The beautify of data visualization | David McCandless
How we can find ourselves in data | Giorgia Lupi
The Future of Data Visualization | Jeffrey Heer
Visualizing ourselves ... with crowd-sourced data | Aaron Koblin
Above all things, Lupi’s notebook for tracking herself caught my eyes. Once, I had written a diary about my smartphone usage log. I had to write down for what, why and how much time I had used it, as Lupi did. Even before the half of day was gone, I could find out how often my smartphone’s notifications interrupted me and made me turn on the screen.
A few months ago, a new feature called ‘screen time’ has been added to iPhone, which shows what type of applications I have used for a day. But soon after I used this feature, I turned it off. It was really meaningless data for me that how many hours I spent on social networks, YouTube or etc. What I wanted to know was a context that I didn’t know, just as I could get new insights about myself, writing the smartphone log. All the screen time told me was just a number, no more, no less.
As Lupi found herself in data, and also as I did, I couldn’t agree more with what we need is an effort to discover 'human’ from data.
Why visualization of data matters?
McCandless quoted Hans Rosling’s saying, “Let the dataset change your mindset.” And he stressed the importance of the power of it, that it can also change your behavior. Wrapping up, he mentioned information problems in our society from the overload and the saturation to the breakdown of trust and reliability and runaway skepticism and lack of transparency, or oven just interestingness. And he suggested a solution, which is ‘visualizing information’.
By visualizing data, we can explore with our eyes a sort of information map. we start to see a different relationship, patterns, and connections between numbers. In Lupi’s word, it’s like a lens or filter to discover and reveal ourselves, human nature, stories and eventually humanities.

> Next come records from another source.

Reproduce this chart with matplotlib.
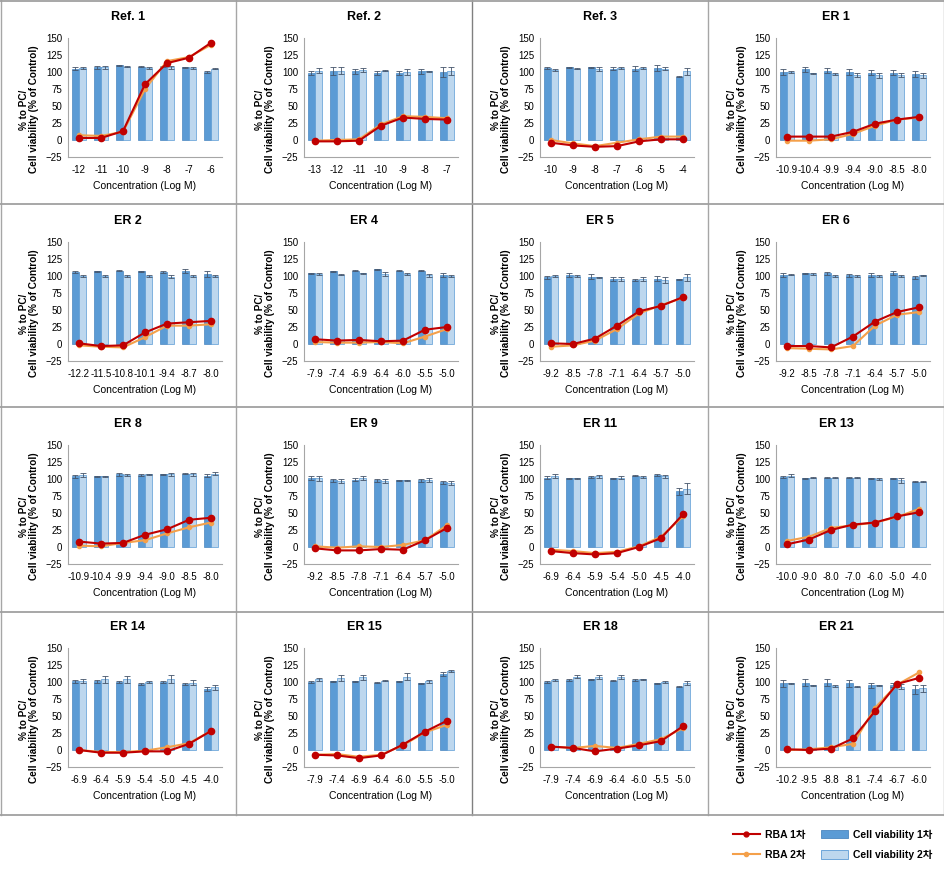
import numpy as np
import matplotlib
matplotlib.use('Agg')
import matplotlib.pyplot as plt
from matplotlib.lines import Line2D
from matplotlib.patches import Patch

plt.rcParams['font.family'] = ['Liberation Sans', 'Noto Sans CJK KR', 'DejaVu Sans']

# panel titles and x tick labels (log M)
titles = ['Ref. 1', 'Ref. 2', 'Ref. 3', 'ER 1',
          'ER 2', 'ER 4', 'ER 5', 'ER 6',
          'ER 8', 'ER 9', 'ER 11', 'ER 13',
          'ER 14', 'ER 15', 'ER 18', 'ER 21']

conc = [['-12', '-11', '-10', '-9', '-8', '-7', '-6'],
        ['-13', '-12', '-11', '-10', '-9', '-8', '-7'],
        ['-10', '-9', '-8', '-7', '-6', '-5', '-4'],
        ['-10.9', '-10.4', '-9.9', '-9.4', '-9.0', '-8.5', '-8.0'],
        ['-12.2', '-11.5', '-10.8', '-10.1', '-9.4', '-8.7', '-8.0'],
        ['-7.9', '-7.4', '-6.9', '-6.4', '-6.0', '-5.5', '-5.0'],
        ['-9.2', '-8.5', '-7.8', '-7.1', '-6.4', '-5.7', '-5.0'],
        ['-9.2', '-8.5', '-7.8', '-7.1', '-6.4', '-5.7', '-5.0'],
        ['-10.9', '-10.4', '-9.9', '-9.4', '-9.0', '-8.5', '-8.0'],
        ['-9.2', '-8.5', '-7.8', '-7.1', '-6.4', '-5.7', '-5.0'],
        ['-6.9', '-6.4', '-5.9', '-5.4', '-5.0', '-4.5', '-4.0'],
        ['-10.0', '-9.0', '-8.0', '-7.0', '-6.0', '-5.0', '-4.0'],
        ['-6.9', '-6.4', '-5.9', '-5.4', '-5.0', '-4.5', '-4.0'],
        ['-7.9', '-7.4', '-6.9', '-6.4', '-6.0', '-5.5', '-5.0'],
        ['-7.9', '-7.4', '-6.9', '-6.4', '-6.0', '-5.5', '-5.0'],
        ['-10.2', '-9.5', '-8.8', '-8.1', '-7.4', '-6.7', '-6.0']]

# cell viability 1차 / 2차 (% of control)
cv1 = [[105, 107, 110, 108, 108, 107, 100],
       [98, 102, 101, 99, 98, 101, 100],
       [106, 107, 107, 105, 105, 106, 93],
       [100, 104, 102, 100, 99, 99, 97],
       [106, 107, 108, 107, 106, 107, 103],
       [104, 107, 108, 110, 108, 108, 101],
       [98, 101, 99, 96, 94, 96, 95],
       [101, 104, 104, 101, 102, 104, 98],
       [104, 104, 107, 106, 107, 108, 105],
       [101, 98, 99, 98, 98, 98, 95],
       [102, 101, 103, 101, 105, 106, 82],
       [103, 101, 102, 102, 101, 101, 96],
       [101, 101, 100, 97, 100, 97, 90],
       [100, 101, 101, 99, 101, 98, 112],
       [100, 103, 104, 102, 103, 98, 93],
       [98, 99, 99, 98, 95, 96, 89]]

cv2 = [[106, 107, 108, 106, 107, 106, 105],
       [102, 102, 103, 102, 100, 101, 102],
       [103, 105, 105, 106, 106, 105, 101],
       [100, 98, 97, 96, 95, 95, 95],
       [100, 100, 100, 100, 99, 100, 100],
       [103, 102, 104, 103, 103, 101, 100],
       [100, 100, 98, 96, 95, 94, 98],
       [102, 103, 100, 100, 100, 100, 101],
       [106, 104, 106, 107, 107, 107, 108],
       [101, 97, 101, 97, 98, 99, 94],
       [104, 101, 104, 102, 103, 104, 86],
       [105, 102, 102, 102, 100, 98, 96],
       [101, 104, 104, 100, 104, 99, 92],
       [104, 106, 107, 102, 108, 101, 116],
       [103, 108, 107, 108, 104, 100, 98],
       [98, 95, 94, 93, 95, 93, 91]]

cv1_err = [[2, 2, 1, 1, 1, 1, 1], [3, 6, 4, 3, 3, 4, 7], [1, 1, 1, 2, 4, 4, 1],
           [4, 4, 4, 4, 4, 4, 5], [2, 1, 1, 1, 2, 3, 4], [1, 1, 1, 1, 1, 1, 3],
           [2, 3, 4, 3, 2, 4, 1], [3, 1, 2, 2, 3, 3, 2], [2, 1, 2, 1, 1, 1, 2],
           [3, 2, 2, 2, 1, 2, 2], [2, 1, 1, 1, 1, 2, 5], [1, 1, 1, 1, 1, 1, 1],
           [2, 2, 1, 1, 1, 1, 3], [1, 1, 1, 1, 1, 1, 3], [1, 1, 1, 1, 1, 1, 1],
           [5, 5, 5, 5, 4, 3, 6]]

cv2_err = [[2, 2, 1, 1, 2, 2, 1], [4, 5, 3, 1, 4, 1, 6], [2, 1, 3, 2, 2, 2, 5],
           [1, 1, 1, 3, 4, 3, 4], [1, 1, 2, 2, 2, 1, 2], [2, 1, 1, 3, 2, 2, 1],
           [1, 1, 1, 3, 3, 4, 5], [1, 1, 2, 1, 2, 2, 1], [3, 1, 1, 1, 2, 2, 2],
           [4, 3, 3, 3, 1, 3, 3], [3, 1, 2, 2, 2, 2, 8], [2, 1, 1, 1, 2, 4, 1],
           [3, 5, 5, 2, 6, 4, 4], [2, 5, 4, 1, 5, 2, 1], [1, 2, 3, 3, 1, 1, 3],
           [1, 1, 1, 1, 1, 4, 5]]

# RBA 1차 / 2차 (% to PC)
rba1 = [[3, 3, 13, 82, 113, 121, 143],
        [-2, -2, -1, 21, 33, 31, 30],
        [-4, -8, -10, -9, -2, 1, 1],
        [5, 5, 5, 12, 24, 30, 34],
        [1, -3, -2, 17, 30, 32, 34],
        [7, 5, 6, 4, 5, 21, 25],
        [1, 0, 8, 27, 48, 56, 69],
        [-3, -3, -5, 11, 33, 47, 54],
        [8, 5, 6, 18, 26, 40, 43],
        [-2, -5, -5, -3, -4, 10, 28],
        [-6, -9, -11, -9, 0, 13, 48],
        [4, 11, 25, 33, 36, 45, 51],
        [0, -4, -4, -2, -2, 9, 28],
        [-7, -8, -12, -8, 8, 27, 43],
        [5, 3, -2, 2, 7, 13, 35],
        [1, 0, 2, 17, 57, 97, 106]]

rba2 = [[7, 6, 12, 75, 116, 122, 140],
        [-1, 0, 1, 23, 35, 34, 32],
        [0, -5, -9, -4, 1, 5, 5],
        [-1, -1, 1, 9, 21, 30, 33],
        [-2, -4, -5, 10, 27, 27, 29],
        [3, 2, 2, 3, 1, 11, 22],
        [-4, -2, 5, 22, 45, 57, 68],
        [-6, -7, -8, -3, 27, 43, 47],
        [2, 1, 6, 10, 20, 29, 36],
        [1, -1, 1, 0, 3, 10, 32],
        [-4, -6, -9, -7, 1, 15, 45],
        [9, 15, 28, 32, 36, 44, 56],
        [0, -3, -3, -1, 4, 10, 28],
        [-7, -6, -10, -7, 7, 26, 37],
        [5, 3, 6, 3, 9, 16, 32],
        [0, 1, 4, 9, 62, 96, 114]]

dark_blue = '#5b9bd5'
light_blue = '#bdd7ee'
red = '#c00000'
orange = '#f4a04a'

W, H = 945, 869
fig = plt.figure(figsize=(W / 100, H / 100), dpi=100)

col_x = [0, 236, 472, 708]
row_y = [0, 204, 407, 610]
bw = 0.32

for i in range(16):
    r, c = divmod(i, 4)
    x0, y0 = col_x[c], row_y[r]
    ax = fig.add_axes([(x0 + 68) / W, 1 - (y0 + 157) / H, 154 / W, 119 / H])
    x = np.arange(7)
    ax.bar(x - bw / 2, cv1[i], bw, color=dark_blue, edgecolor='#4a86c0', linewidth=0.5,
           yerr=cv1_err[i], error_kw=dict(ecolor='#44546a', elinewidth=0.6, capsize=2, capthick=0.6))
    ax.bar(x + bw / 2, cv2[i], bw, color=light_blue, edgecolor='#5b9bd5', linewidth=0.5,
           yerr=cv2_err[i], error_kw=dict(ecolor='#44546a', elinewidth=0.6, capsize=2, capthick=0.6))
    ax.plot(x, rba2[i], color=orange, lw=1.5, marker='o', ms=3, zorder=4)
    ax.plot(x, rba1[i], color=red, lw=1.5, marker='o', ms=4.5, zorder=5)
    ax.set_xlim(-0.5, 6.5)
    ax.set_ylim(-25, 150)
    ax.set_yticks(np.arange(-25, 151, 25))
    ax.set_xticks(x)
    ax.set_xticklabels(conc[i])
    ax.tick_params(axis='both', length=0, labelsize=7)
    ax.tick_params(axis='y', pad=4)
    ax.tick_params(axis='x', pad=6)
    for s in ['top', 'right']:
        ax.spines[s].set_visible(False)
    for s in ['left', 'bottom']:
        ax.spines[s].set_color('#a6a6a6')
        ax.spines[s].set_linewidth(0.8)
    ax.set_xlabel('Concentration (Log M)', fontsize=7.5, labelpad=4)
    ax.text(-0.255, 0.4, '% to PC/\nCell viability (% of Control)', transform=ax.transAxes,
            rotation=90, ha='center', va='center', multialignment='center',
            fontsize=7.2, fontweight='bold', linespacing=1.05)
    fig.text((x0 + 128) / W, 1 - (y0 + 17) / H, titles[i], ha='center', va='center',
             fontsize=9, fontweight='bold')

# panel borders
for xv, colr in [(1, '#a6a6a6'), (236, '#a6a6a6'), (472, '#808080'), (708, '#a6a6a6'), (944, '#a6a6a6')]:
    fig.add_artist(Line2D([xv / W, xv / W], [1, 1 - 815 / H], color=colr, lw=1))
for yv in [1, 204, 407, 612, 815]:
    fig.add_artist(Line2D([0, 1], [1 - yv / H, 1 - yv / H], color='#a0a0a0', lw=1.3))

handles = [Line2D([], [], color=red, lw=1.5, marker='o', ms=3.5),
           Line2D([], [], color=orange, lw=1.5, marker='o', ms=3),
           Patch(facecolor=dark_blue, edgecolor='#4a86c0', linewidth=0.6),
           Patch(facecolor=light_blue, edgecolor='#5b9bd5', linewidth=0.6)]
labels = ['RBA 1차', 'RBA 2차', 'Cell viability 1차', 'Cell viability 2차']
fig.legend(handles, labels, ncol=2, loc='upper right', bbox_to_anchor=(942 / W, 1 - 820 / H),
           frameon=False, prop={'size': 7.5, 'weight': 'bold'}, handlelength=2.6,
           handleheight=0.9, labelspacing=1.0, columnspacing=1.5, handletextpad=0.5)

fig.savefig('out.png', dpi=100)
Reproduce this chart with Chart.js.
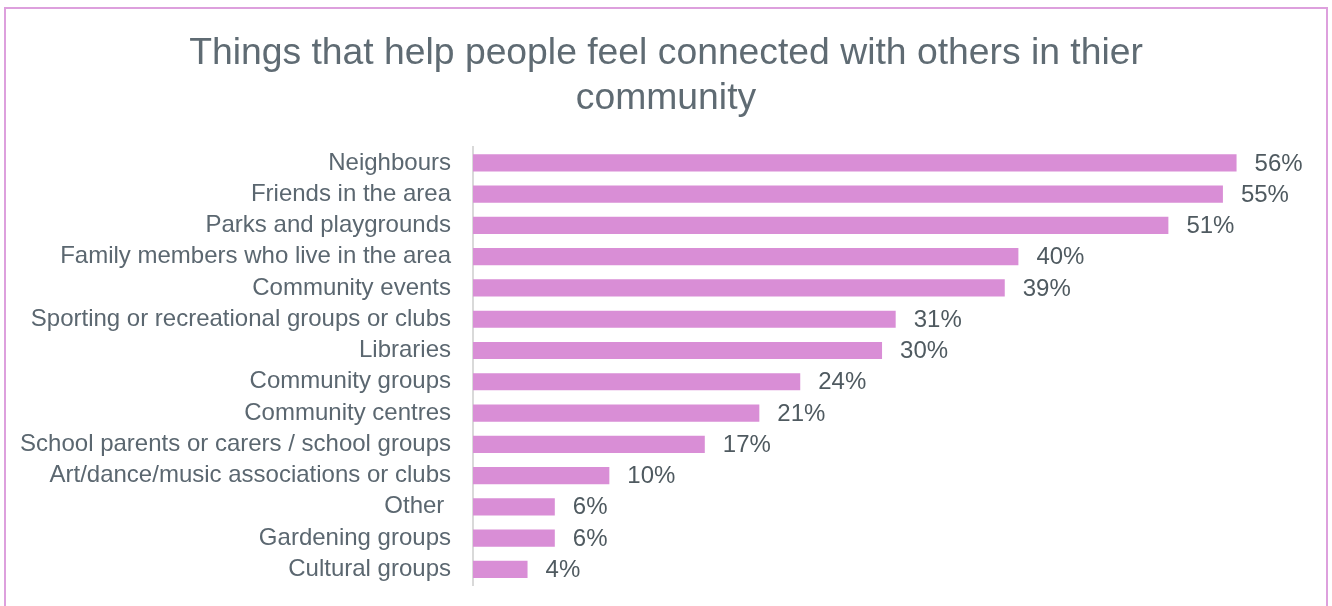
<!DOCTYPE html>
<html>
<head>
<meta charset="utf-8">
<script src="https://cdn.jsdelivr.net/npm/chart.js@4/dist/chart.umd.min.js"></script>
<style>
  html, body { margin: 0; padding: 0; background: #fff; overflow: hidden; }
  #wrap { position: relative; width: 1332px; height: 606px; }
  #frame { position: absolute; left: 4px; top: 7px; width: 1324px; height: 620px; border: 2px solid #dda0dd; box-sizing: border-box; pointer-events: none; }
  canvas { position: absolute; left: 0; top: 0; }
</style>
</head>
<body>
<div id="wrap">
  <canvas id="chart" width="1332" height="606"></canvas>
  <div id="frame"></div>
</div>
<script>
// Survey answers, share of respondents (%)
const categories = [
    'Neighbours',
    'Friends in the area',
    'Parks and playgrounds',
    'Family members who live in the area',
    'Community events',
    'Sporting or recreational groups or clubs',
    'Libraries',
    'Community groups',
    'Community centres',
    'School parents or carers / school groups',
    'Art/dance/music associations or clubs',
    'Other ',
    'Gardening groups',
    'Cultural groups'
];
const percentages = [56, 55, 51, 40, 39, 31, 30, 24, 21, 17, 10, 6, 6, 4];
const titleLines = ['Things that help people feel connected with others in thier', 'community'];

const FONT = '"Liberation Sans", Arial, sans-serif';

// writes "NN%" just past the end of each bar
const valueLabels = {
    id: 'valueLabels',
    afterDatasetsDraw(chart) {
        const ctx = chart.ctx;
        const meta = chart.getDatasetMeta(0);
        ctx.save();
        ctx.font = '24px ' + FONT;
        ctx.fillStyle = '#4f5a60';
        ctx.textAlign = 'left';
        ctx.textBaseline = 'middle';
        meta.data.forEach((bar, i) => {
            ctx.fillText(percentages[i] + '%', bar.x + 18, bar.y + 1);
        });
        ctx.restore();
    }
};

new Chart(document.getElementById('chart'), {
    type: 'bar',
    data: {
        labels: categories,
        datasets: [{
            data: percentages,
            backgroundColor: '#d98ed6',
            borderWidth: 0,
            categoryPercentage: 1,
            barPercentage: 0.55
        }]
    },
    options: {
        indexAxis: 'y',
        responsive: false,
        animation: false,
        layout: { padding: { top: 31, right: 0, bottom: 21, left: 0 } },
        plugins: {
            legend: { display: false },
            tooltip: { enabled: false },
            title: {
                display: true,
                text: titleLines,
                color: '#5f6b73',
                font: { family: FONT, size: 37.3, weight: 'normal', lineHeight: 1.21 },
                padding: { top: 0, bottom: 26 }
            }
        },
        scales: {
            x: { display: false, min: 0, max: 63 },
            y: {
                afterFit(scale) {
                    // fixed label column; no extra room for the end labels
                    scale.width = 473;
                    scale.paddingTop = 0;
                    scale.paddingBottom = 0;
                },
                grid: { display: true, drawOnChartArea: false, drawTicks: false },
                border: { display: true, color: '#d9d9d9', width: 2 },
                ticks: {
                    autoSkip: false,
                    padding: 22,
                    color: '#5b6770',
                    font: { family: FONT, size: 24 }
                }
            }
        }
    },
    plugins: [valueLabels]
});
</script>
</body>
</html>
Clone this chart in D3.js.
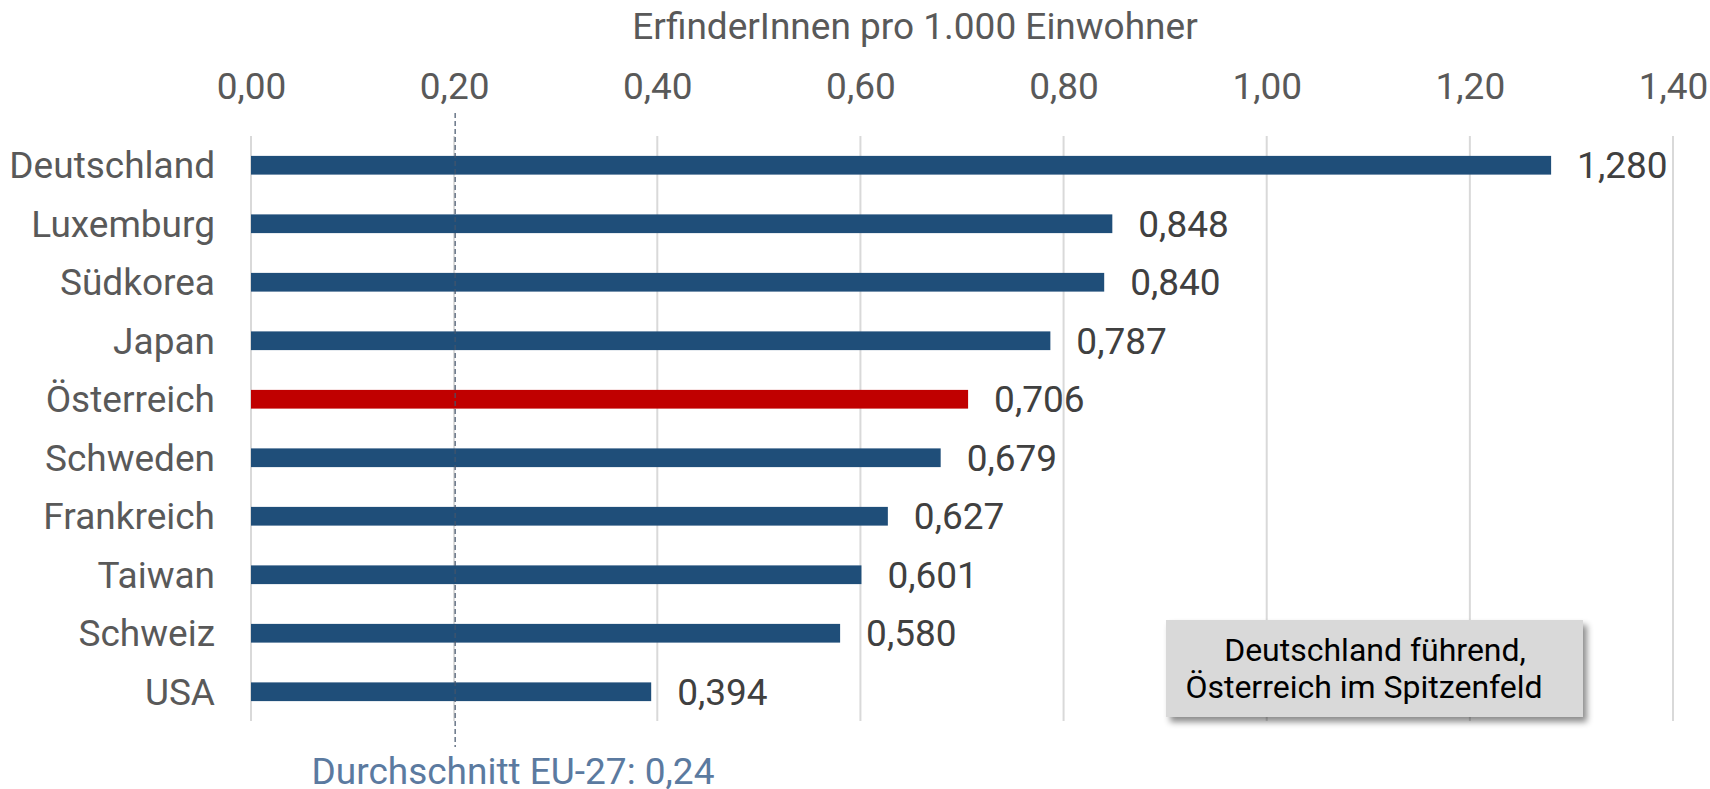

Data Humanism – ‘Dear Data’
The project 'Dear Data’ by Giorgia Lupi has been often mentioned in our last classes. In the TED video, her notebook for ‘Dear Data’ was shown up in the corner of the picture, of which checking time and tracking its context. Finally, we could see first-hand how she observed herself, collected her personal data and processed it. She manually drew on a postcard-size sheet of paper, which is completely analogue. Time checking, for example, the vertical axis meant 24 hours and the horizontal axis meant the days of the week. She used 10 kinds of symbols, which tells the contexts of checking time. Likewise, through the process of actively noticing and counting actions of herself, she became much more in tune with herself and aware of her behaviors and her surroundings. The core value she wanted to tell us with this project could be summed up in 'Data Humanism’, which means that data should be truly meaningful and representative of human nature.
Aaron Koblin collected his data using so-called 'crowdsourcing’ technique through Amazon’s Mechanical Turk(MTurk). MTurk is a crowdsourcing marketplace, in which a requestor outsources the very simple tasks to crowds with a very small pay. The task is something that human can do much more effectively than computers. The data collected through MTurk is different from the traditionally collected data in that it is a work of labor created individually for the entire project. The data of other visualization projects were collected from something that exists already somewhere in the world. The data are given a specific meaning only when large amounts of data are collected and presented with a single big picture. However, the data collected from Koblin’s project was systemically planned in the first place, and the stories of workers who created each data are alive. With a micro view, as well as a macro view, people can discover social and artistic meanings from the data.